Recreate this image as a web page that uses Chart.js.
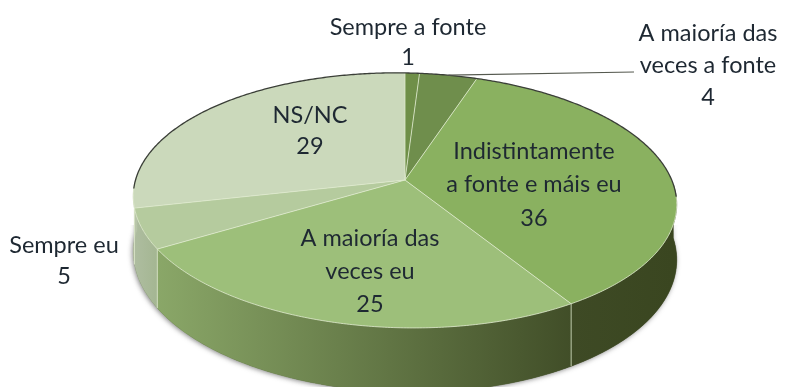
<!DOCTYPE html>
<html>
<head>
<meta charset="utf-8">
<script src="https://cdn.jsdelivr.net/npm/chart.js@4/dist/chart.umd.min.js"></script>
<style>
  html, body { margin: 0; padding: 0; background: #fff; }
  #wrap { position: relative; width: 785px; height: 387px; overflow: hidden; }
  canvas { display: block; filter: blur(0.5px); }
</style>
</head>
<body>
<div id="wrap"><canvas id="pie" width="785" height="387"></canvas></div>
<script>
// Data
const categories = ["Sempre a fonte", "A maioría das veces a fonte", "Indistintamente a fonte e máis eu", "A maioría das veces eu", "Sempre eu", "NS/NC"]
const values = [1, 4, 36, 25, 5, 29]

// Label text, split as in the picture (value goes on the last line)
const labelLines = [
  ["Sempre a fonte"],
  ["A maioría das", "veces a fonte"],
  ["Indistintamente", "a fonte e máis eu"],
  ["A maioría das", "veces eu"],
  ["Sempre eu"],
  ["NS/NC"],
]

// Styles
const topColors = ["#6f8f48", "#6f8e4c", "#8ab160", "#9dbf7a", "#b5cb9e", "#cbd9bb"]
const wallColors = [
  ["#5d7038", "#5d7038"],
  ["#5d7038", "#5d7038"],
  ["#3e4a25", "#3a4620"],
  ["#8aa768", "#414e28"],
  ["#aebda0", "#a4b692"],
  ["#b9c6aa", "#b9c6aa"],
]
const labelCenters = [[408, 27], [708, 33], [534, 151], [370, 238], [64, 245], [310, 115]]
const lineHeights = [30, 32, 33.5, 33, 31, 31]

// Perspective of the pie plane
const persp = 0.16
const xScale = 1.49
const yScale = 0.69
const tilt = 0.015
const wallDepth = 54

function project(el, angle) {
  const u = Math.cos(angle)
  const v = Math.sin(angle)
  const w = 1 - persp * v
  const dx = (el.outerRadius * xScale * u) / w
  return {
    x: el.x + dx,
    y: el.y + (el.outerRadius * yScale * v) / w + tilt * dx,
    w: w,
  }
}

function rimPath(ctx, el, from, to, drop, first) {
  const steps = Math.max(2, Math.ceil(Math.abs(to - from) / 0.01))
  for (let i = 0; i <= steps; i++) {
    const p = project(el, from + ((to - from) * i) / steps)
    const y = p.y + (drop ? wallDepth / p.w : 0)
    if (i === 0 && first) ctx.moveTo(p.x, y)
    else ctx.lineTo(p.x, y)
  }
}

function drawWall(ctx, el, index) {
  // only the part of the slice facing the viewer
  const from = Math.max(el.startAngle, 0)
  const to = Math.min(el.endAngle, Math.PI)
  if (to <= from) return
  const a = project(el, from)
  const b = project(el, to)
  const grad = ctx.createLinearGradient(a.x, 0, b.x, 0)
  grad.addColorStop(0, wallColors[index][1])
  grad.addColorStop(1, wallColors[index][0])
  ctx.beginPath()
  rimPath(ctx, el, from, to, false, true)
  rimPath(ctx, el, to, from, true, false)
  ctx.closePath()
  ctx.fillStyle = grad
  ctx.fill()
  ctx.strokeStyle = grad
  ctx.lineWidth = 0.6
  ctx.stroke()
}

const pie3d = {
  id: "pie3d",
  beforeDatasetDraw(chart) {
    const ctx = chart.ctx
    const arcs = chart.getDatasetMeta(0).data
    const first = arcs[0]
    ctx.save()

    // soft shadow below the wall, kept off the upper part of the pie
    ctx.save()
    ctx.beginPath()
    ctx.rect(0, 225, chart.width, chart.height - 225)
    ctx.clip()
    ctx.shadowColor = "rgba(50,50,50,0.6)"
    ctx.shadowBlur = 5
    ctx.shadowOffsetX = -1
    ctx.shadowOffsetY = 1
    ctx.fillStyle = "#4a5530"
    ctx.beginPath()
    rimPath(ctx, first, 0, Math.PI, true, true)
    rimPath(ctx, first, Math.PI, 0, false, false)
    ctx.closePath()
    ctx.fill()
    ctx.restore()

    arcs.forEach((el, i) => drawWall(ctx, el, i))

    // tops of the slices
    arcs.forEach((el, i) => {
      ctx.beginPath()
      ctx.moveTo(el.x, el.y)
      rimPath(ctx, el, el.startAngle, el.endAngle, false, false)
      ctx.closePath()
      ctx.fillStyle = topColors[i]
      ctx.fill()
    })

    // light seams between slices and along the front rim
    ctx.strokeStyle = "rgba(222,234,205,0.8)"
    ctx.lineWidth = 1
    arcs.forEach((el) => {
      const p = project(el, el.startAngle)
      ctx.beginPath()
      ctx.moveTo(el.x, el.y)
      ctx.lineTo(p.x, p.y)
      ctx.stroke()
      if (Math.sin(el.startAngle) > 0.2) {
        ctx.beginPath()
        ctx.moveTo(p.x, p.y)
        ctx.lineTo(p.x, p.y + wallDepth / p.w)
        ctx.stroke()
      }
    })
    ctx.beginPath()
    rimPath(ctx, first, 0.1, Math.PI - 0.05, false, true)
    ctx.stroke()

    // dark outline round the back of the pie
    ctx.strokeStyle = "#3b3f38"
    ctx.lineWidth = 1.3
    ctx.beginPath()
    rimPath(ctx, first, Math.PI - 0.1, 2 * Math.PI + 0.1, false, true)
    ctx.stroke()

    ctx.restore()
    return false
  },
  afterDatasetsDraw(chart) {
    const ctx = chart.ctx
    ctx.save()

    // leader line for the small slice
    const el = chart.getDatasetMeta(0).data[1]
    const mid = project(el, (el.startAngle + el.endAngle) / 2)
    ctx.strokeStyle = "#55594f"
    ctx.lineWidth = 1.2
    ctx.beginPath()
    ctx.moveTo(mid.x, mid.y)
    ctx.lineTo(634, 72)
    ctx.stroke()

    ctx.font = '23.5px Lato, "Open Sans", sans-serif'
    ctx.fillStyle = "#1e2832"
    ctx.textAlign = "center"
    ctx.textBaseline = "middle"
    labelLines.forEach((lines, i) => {
      const [x, y] = labelCenters[i]
      lines.concat(String(values[i])).forEach((line, n) => {
        ctx.fillText(line, x, y + n * lineHeights[i])
      })
    })
    ctx.restore()
  },
}

new Chart(document.getElementById("pie"), {
  type: "pie",
  data: {
    labels: categories,
    datasets: [{ data: values, backgroundColor: topColors, borderWidth: 0 }],
  },
  options: {
    responsive: false,
    animation: false,
    layout: { padding: { left: 25, bottom: 27 } },
    plugins: { legend: { display: false }, tooltip: { enabled: false } },
  },
  plugins: [pie3d],
})
</script>
</body>
</html>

+-------+

## Your goal
Omit the pictures and reproduce the listing exactly.

## Solution
Recreate this image as a web page that uses Chart.js.
<!DOCTYPE html>
<html>
<head>
<meta charset="utf-8">
<script src="https://cdn.jsdelivr.net/npm/chart.js@4/dist/chart.umd.min.js"></script>
<style>
  html, body { margin: 0; padding: 0; background: #fff; }
  #wrap { position: relative; width: 785px; height: 387px; overflow: hidden; }
  canvas { display: block; filter: blur(0.5px); }
</style>
</head>
<body>
<div id="wrap"><canvas id="pie" width="785" height="387"></canvas></div>
<script>
// Data
const categories = ["Sempre a fonte", "A maioría das veces a fonte", "Indistintamente a fonte e máis eu", "A maioría das veces eu", "Sempre eu", "NS/NC"]
const values = [1, 4, 36, 25, 5, 29]

// Label text, split as in the picture (value goes on the last line)
const labelLines = [
  ["Sempre a fonte"],
  ["A maioría das", "veces a fonte"],
  ["Indistintamente", "a fonte e máis eu"],
  ["A maioría das", "veces eu"],
  ["Sempre eu"],
  ["NS/NC"],
]

// Styles
const topColors = ["#6f8f48", "#6f8e4c", "#8ab160", "#9dbf7a", "#b5cb9e", "#cbd9bb"]
const wallColors = [
  ["#5d7038", "#5d7038"],
  ["#5d7038", "#5d7038"],
  ["#3e4a25", "#3a4620"],
  ["#8aa768", "#414e28"],
  ["#aebda0", "#a4b692"],
  ["#b9c6aa", "#b9c6aa"],
]
const labelCenters = [[408, 27], [708, 33], [534, 151], [370, 238], [64, 245], [310, 115]]
const lineHeights = [30, 32, 33.5, 33, 31, 31]

// Perspective of the pie plane
const persp = 0.16
const xScale = 1.49
const yScale = 0.69
const tilt = 0.015
const wallDepth = 54

function project(el, angle) {
  const u = Math.cos(angle)
  const v = Math.sin(angle)
  const w = 1 - persp * v
  const dx = (el.outerRadius * xScale * u) / w
  return {
    x: el.x + dx,
    y: el.y + (el.outerRadius * yScale * v) / w + tilt * dx,
    w: w,
  }
}

function rimPath(ctx, el, from, to, drop, first) {
  const steps = Math.max(2, Math.ceil(Math.abs(to - from) / 0.01))
  for (let i = 0; i <= steps; i++) {
    const p = project(el, from + ((to - from) * i) / steps)
    const y = p.y + (drop ? wallDepth / p.w : 0)
    if (i === 0 && first) ctx.moveTo(p.x, y)
    else ctx.lineTo(p.x, y)
  }
}

function drawWall(ctx, el, index) {
  // only the part of the slice facing the viewer
  const from = Math.max(el.startAngle, 0)
  const to = Math.min(el.endAngle, Math.PI)
  if (to <= from) return
  const a = project(el, from)
  const b = project(el, to)
  const grad = ctx.createLinearGradient(a.x, 0, b.x, 0)
  grad.addColorStop(0, wallColors[index][1])
  grad.addColorStop(1, wallColors[index][0])
  ctx.beginPath()
  rimPath(ctx, el, from, to, false, true)
  rimPath(ctx, el, to, from, true, false)
  ctx.closePath()
  ctx.fillStyle = grad
  ctx.fill()
  ctx.strokeStyle = grad
  ctx.lineWidth = 0.6
  ctx.stroke()
}

const pie3d = {
  id: "pie3d",
  beforeDatasetDraw(chart) {
    const ctx = chart.ctx
    const arcs = chart.getDatasetMeta(0).data
    const first = arcs[0]
    ctx.save()

    // soft shadow below the wall, kept off the upper part of the pie
    ctx.save()
    ctx.beginPath()
    ctx.rect(0, 225, chart.width, chart.height - 225)
    ctx.clip()
    ctx.shadowColor = "rgba(50,50,50,0.6)"
    ctx.shadowBlur = 5
    ctx.shadowOffsetX = -1
    ctx.shadowOffsetY = 1
    ctx.fillStyle = "#4a5530"
    ctx.beginPath()
    rimPath(ctx, first, 0, Math.PI, true, true)
    rimPath(ctx, first, Math.PI, 0, false, false)
    ctx.closePath()
    ctx.fill()
    ctx.restore()

    arcs.forEach((el, i) => drawWall(ctx, el, i))

    // tops of the slices
    arcs.forEach((el, i) => {
      ctx.beginPath()
      ctx.moveTo(el.x, el.y)
      rimPath(ctx, el, el.startAngle, el.endAngle, false, false)
      ctx.closePath()
      ctx.fillStyle = topColors[i]
      ctx.fill()
    })

    // light seams between slices and along the front rim
    ctx.strokeStyle = "rgba(222,234,205,0.8)"
    ctx.lineWidth = 1
    arcs.forEach((el) => {
      const p = project(el, el.startAngle)
      ctx.beginPath()
      ctx.moveTo(el.x, el.y)
      ctx.lineTo(p.x, p.y)
      ctx.stroke()
      if (Math.sin(el.startAngle) > 0.2) {
        ctx.beginPath()
        ctx.moveTo(p.x, p.y)
        ctx.lineTo(p.x, p.y + wallDepth / p.w)
        ctx.stroke()
      }
    })
    ctx.beginPath()
    rimPath(ctx, first, 0.1, Math.PI - 0.05, false, true)
    ctx.stroke()

    // dark outline round the back of the pie
    ctx.strokeStyle = "#3b3f38"
    ctx.lineWidth = 1.3
    ctx.beginPath()
    rimPath(ctx, first, Math.PI - 0.1, 2 * Math.PI + 0.1, false, true)
    ctx.stroke()

    ctx.restore()
    return false
  },
  afterDatasetsDraw(chart) {
    const ctx = chart.ctx
    ctx.save()

    // leader line for the small slice
    const el = chart.getDatasetMeta(0).data[1]
    const mid = project(el, (el.startAngle + el.endAngle) / 2)
    ctx.strokeStyle = "#55594f"
    ctx.lineWidth = 1.2
    ctx.beginPath()
    ctx.moveTo(mid.x, mid.y)
    ctx.lineTo(634, 72)
    ctx.stroke()

    ctx.font = '23.5px Lato, "Open Sans", sans-serif'
    ctx.fillStyle = "#1e2832"
    ctx.textAlign = "center"
    ctx.textBaseline = "middle"
    labelLines.forEach((lines, i) => {
      const [x, y] = labelCenters[i]
      lines.concat(String(values[i])).forEach((line, n) => {
        ctx.fillText(line, x, y + n * lineHeights[i])
      })
    })
    ctx.restore()
  },
}

new Chart(document.getElementById("pie"), {
  type: "pie",
  data: {
    labels: categories,
    datasets: [{ data: values, backgroundColor: topColors, borderWidth: 0 }],
  },
  options: {
    responsive: false,
    animation: false,
    layout: { padding: { left: 25, bottom: 27 } },
    plugins: { legend: { display: false }, tooltip: { enabled: false } },
  },
  plugins: [pie3d],
})
</script>
</body>
</html>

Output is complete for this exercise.